India has one of the strictest crypto tax regimes in the world. Since April 2022, profits from digital assets are hit with a flat 30% tax rate, and there’s a 1% TDS (tax deducted at source) on almost every trade.
With no ability to offset losses, many traders are getting crushed. Here’s the full breakdown for 2025 👇
🔎 How India Classifies Crypto
- Crypto is classified as a Virtual Digital Asset (VDA) under Indian law.
- Tax rules are governed by Section 115BBH of the Income Tax Act.
💰 The 30% Flat Tax
- Applies to all profits from crypto disposals.
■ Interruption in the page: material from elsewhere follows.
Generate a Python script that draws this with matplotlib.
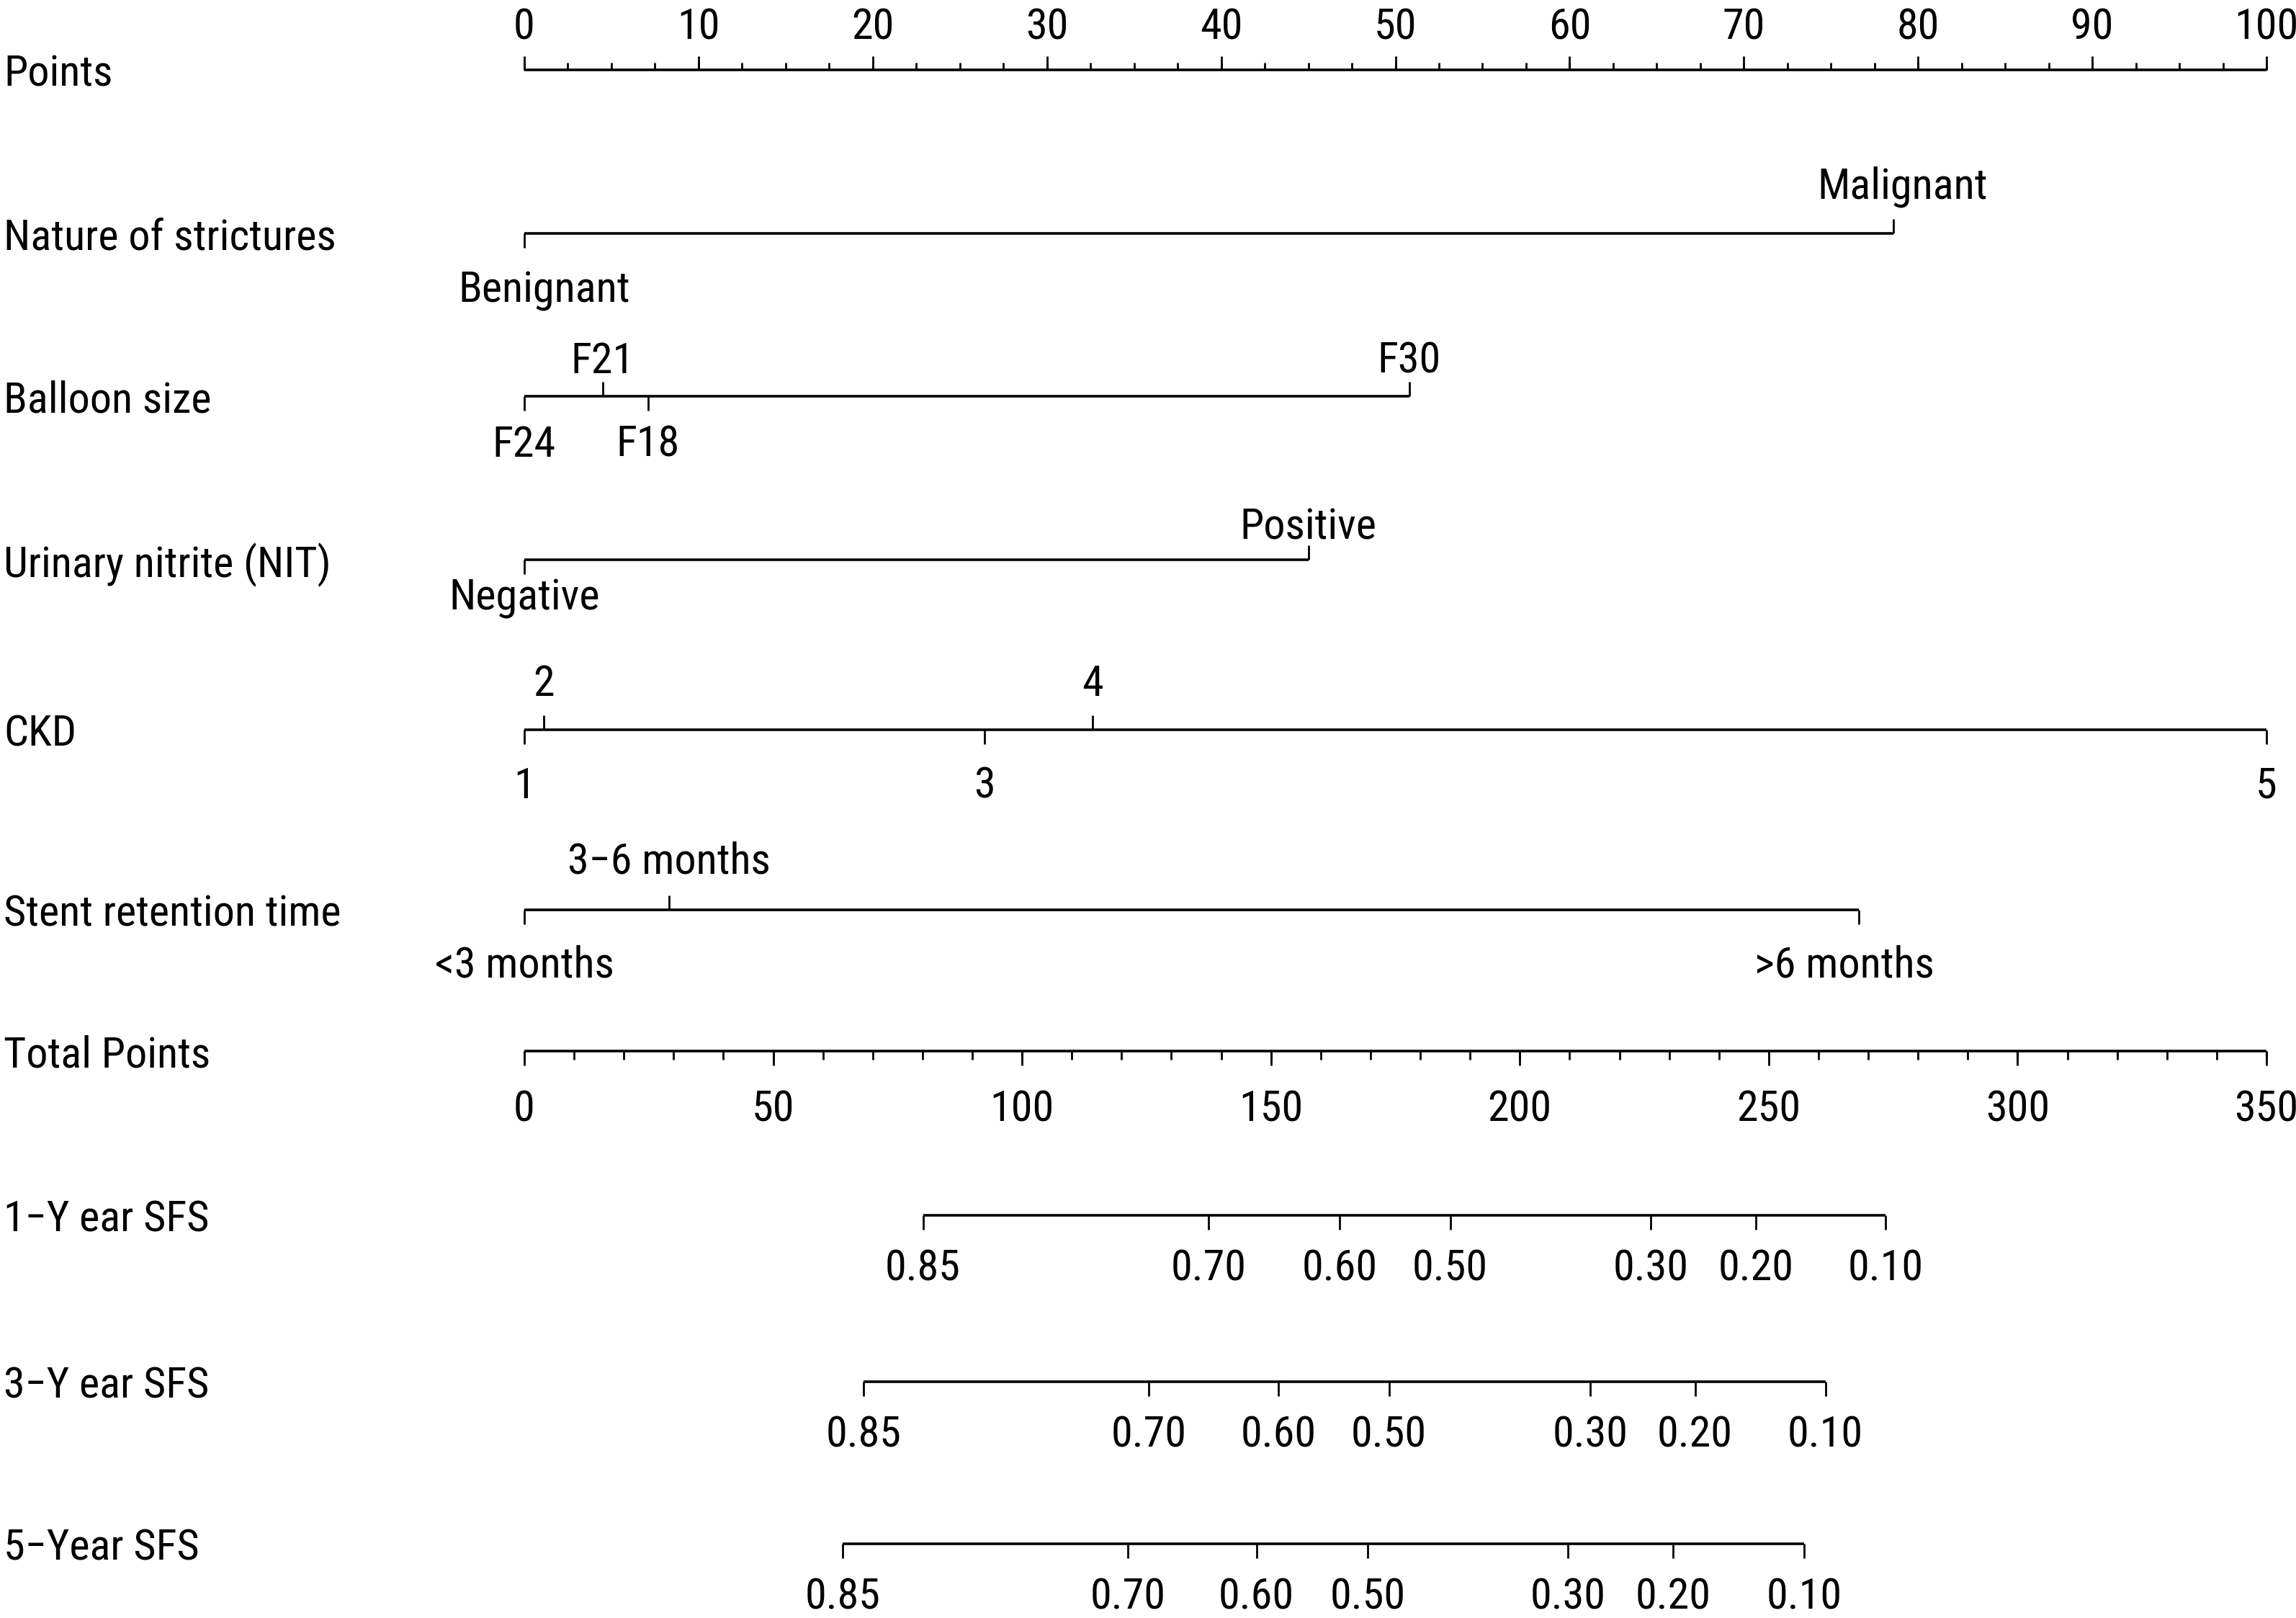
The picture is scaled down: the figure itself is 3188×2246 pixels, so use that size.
import matplotlib
matplotlib.use("Agg")
import matplotlib.pyplot as plt
from matplotlib import font_manager
from matplotlib.font_manager import FontProperties
import numpy as np

# ---------------- data ----------------
points_major = np.arange(0, 101, 10)
points_minor = np.arange(0, 100.01, 2.5)

nature_labels = ["Benignant", "Malignant"]
nature_points = [0.0, 78.6]
nature_sides = ["down", "up"]

balloon_labels = ["F24", "F21", "F18", "F30"]
balloon_points = [0.0, 4.5, 7.1, 50.8]
balloon_sides = ["down", "up", "down", "up"]

nit_labels = ["Negative", "Positive"]
nit_points = [0.0, 45.0]
nit_sides = ["down", "up"]

ckd_labels = ["1", "2", "3", "4", "5"]
ckd_points = [0.0, 1.1, 26.4, 32.6, 100.0]
ckd_sides = ["down", "up", "down", "up", "down"]

stent_labels = ["<3 months", "3\u22126 months", ">6 months"]
stent_points = [0.0, 8.3, 76.6]
stent_sides = ["down", "up", "down"]

total_major = np.arange(0, 351, 50)
total_minor = np.arange(0, 351, 10)

sfs_labels = ["0.85", "0.70", "0.60", "0.50", "0.30", "0.20", "0.10"]
sfs1_total = [80.1, 137.5, 163.8, 186.0, 226.3, 247.4, 273.5]
sfs3_total = [68.1, 125.4, 151.5, 173.7, 214.1, 235.2, 261.4]
sfs5_total = [63.9, 121.2, 147.1, 169.4, 209.7, 230.8, 257.1]

row_names = ["Points", "Nature of strictures", "Balloon size",
             "Urinary nitrite (NIT)", "CKD", "Stent retention time",
             "Total Points", "1\u2212Y ear SFS", "3\u2212Y ear SFS", "5\u2212Year SFS"]

# ---------------- font: prefer a narrow sans ----------------
def pick_font():
    fl = font_manager.fontManager.ttflist
    def regular(f):
        return f.style == "normal" and f.weight in (400, "normal", "regular", "book")
    tests = [
        lambda f: f.name == "Liberation Sans Narrow",
        lambda f: f.name in ("Roboto Condensed",),
        lambda f: f.name.startswith("Noto Sans") and ("condensed" in str(f.stretch).lower()
                  or "condensed" in f.fname.lower()) and "display" not in f.fname.lower()
                  and "semi" not in f.fname.lower() and "extra" not in f.fname.lower(),
        lambda f: f.name.startswith("Open Sans") and "condensed" in f.fname.lower(),
        lambda f: f.name == "DejaVu Sans" and "condensed" in f.fname.lower(),
        lambda f: f.name == "Liberation Sans",
    ]
    for t in tests:
        hits = [f for f in fl if t(f) and regular(f)]
        if hits:
            return hits[0].fname
    return None

fpath = pick_font()

W, H = 3188, 2246
row_y = [97, 324, 550, 777, 1013, 1263, 1459, 1687, 1918, 2143]
x0_px, x100_px = 728, 3147
LW = 2.6
TLW = 2.0
# small horizontal nudges (pixels) of some value labels, as seen in the reference
label_nudge_px = {"Benignant": 28, "Malignant": 12, ">6 months": -20}

fig = plt.figure(figsize=(W / 100, H / 100), dpi=100)
renderer = fig.canvas.get_renderer()

# size the font so that the longest row name spans the width seen in the reference
probe_fp = FontProperties(fname=fpath, size=47.5) if fpath else FontProperties(size=47.5)
probe = fig.text(0, 0, "Nature of strictures", fontproperties=probe_fp)
wpx = probe.get_window_extent(renderer=renderer).width
probe.remove()
FS = min(52.0, 47.5 * 462.0 / wpx)
FP = FontProperties(fname=fpath, size=FS) if fpath else FontProperties(size=FS)

ax = fig.add_axes([0, 0, 1, 1])
ppx = (x100_px - x0_px) / 100.0
ax.set_xlim(-x0_px / ppx, (W - x0_px) / ppx)
ax.set_ylim(H, 0)
ax.axis("off")

ax_t = fig.add_axes([0, 0, 1, 1])
ax_t.set_xlim(-x0_px / ppx * 3.5, (W - x0_px) / ppx * 3.5)
ax_t.set_ylim(H, 0)
ax_t.axis("off")
ax_t.patch.set_alpha(0)


def hline(a, y, x1, x2):
    a.plot([x1, x2], [y, y], color="black", lw=LW, solid_capstyle="butt")


def tick(a, x, y, length, up):
    s = -1 if up else 1
    a.plot([x, x], [y, y + s * length], color="black", lw=TLW, solid_capstyle="butt")


def label(a, x, y, s, ha="center"):
    a.text(x, y, s, ha=ha, va="center_baseline", fontproperties=FP)


def cat_axis(y, pts, labels, sides, off_up, off_down, tl=20):
    hline(ax, y, min(pts), max(pts))
    for p, lab, s in zip(pts, labels, sides):
        up = s == "up"
        tick(ax, p, y, tl, up)
        xl = p + label_nudge_px.get(lab, 0) / ppx
        label(ax, xl, y - off_up if up else y + off_down, lab)


# row names
for name, y in zip(row_names, row_y):
    ax.text(5 / W, y, name, transform=ax.get_yaxis_transform(), ha="left",
            va="center_baseline", fontproperties=FP)

# Points axis
y = row_y[0]
hline(ax, y, 0, 100)
for p in points_minor:
    tick(ax, p, y, 10, True)
for p in points_major:
    tick(ax, p, y, 19, True)
    label(ax, p, y - 65, f"{p:g}")

cat_axis(row_y[1], nature_points, nature_labels, nature_sides, 71, 73)
cat_axis(row_y[2], balloon_points, balloon_labels, balloon_sides, 55, 61)
cat_axis(row_y[3], nit_points, nit_labels, nit_sides, 51, 47)
cat_axis(row_y[4], ckd_points, ckd_labels, ckd_sides, 69, 72)
cat_axis(row_y[5], stent_points, stent_labels, stent_sides, 73, 71)

# Total points axis
y = row_y[6]
hline(ax_t, y, 0, 350)
for p in total_minor:
    tick(ax_t, p, y, 12, False)
for p in total_major:
    tick(ax_t, p, y, 20, False)
    label(ax_t, p, y + 75, f"{p:g}")

# survival axes
for y, tp in zip(row_y[7:], [sfs1_total, sfs3_total, sfs5_total]):
    hline(ax_t, y, min(tp), max(tp))
    for p, lab in zip(tp, sfs_labels):
        tick(ax_t, p, y, 20, False)
        label(ax_t, p, y + 68, lab)

fig.savefig("out.png", dpi=100, facecolor="white")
- No differentiation between long-term and short-term gains.
- No exemptions or allowances.
Example:
- Buy Bitcoin at ₹1,000,000.
- Sell at ₹1,500,000.
- Profit = ₹500,000.
- Tax = ₹150,000 (30%), regardless of your income level.
💸 The 1% TDS Rule
- 1% tax deducted at source on every crypto transaction (above ₹50,000 per year for individuals).
- Applies whether you make a profit or loss.
- This has severely hurt liquidity on Indian exchanges.
🚫 Losses
- Losses from crypto cannot be offset against gains.
- Losses cannot be carried forward.
- Every profitable trade is taxed in isolation.
👉 This makes active trading very unattractive in India.
🧾 Income Tax on Crypto Earnings
- Mining → taxed as income from business/profession.
- Staking rewards → taxable as income when received.
- NFTs → classified as VDAs, taxed at 30% on sale.
🕵️ Enforcement in 2025
- Indian exchanges are required to deduct 1% TDS and report to the tax department.
- The government is monitoring offshore exchanges and wallets.
- Non-compliance risks:
- Penalties + interest
- Prosecution for deliberate evasion
🛠️ Compliance Checklist
- Track every trade (including offshore exchanges).
- Factor in 1% TDS deductions when calculating costs.
- Report gains under VDA rules in your annual return.
- Be prepared for scrutiny if trading offshore without declaring.
✅ Key Takeaways (India)
- Flat 30% tax on all crypto profits.
- 1% TDS on almost every trade.
- No loss offsets or carry-forwards 😬.
- Mining, staking, and NFTs = taxable.
- India’s rules are some of the toughest worldwide — compliance is painful.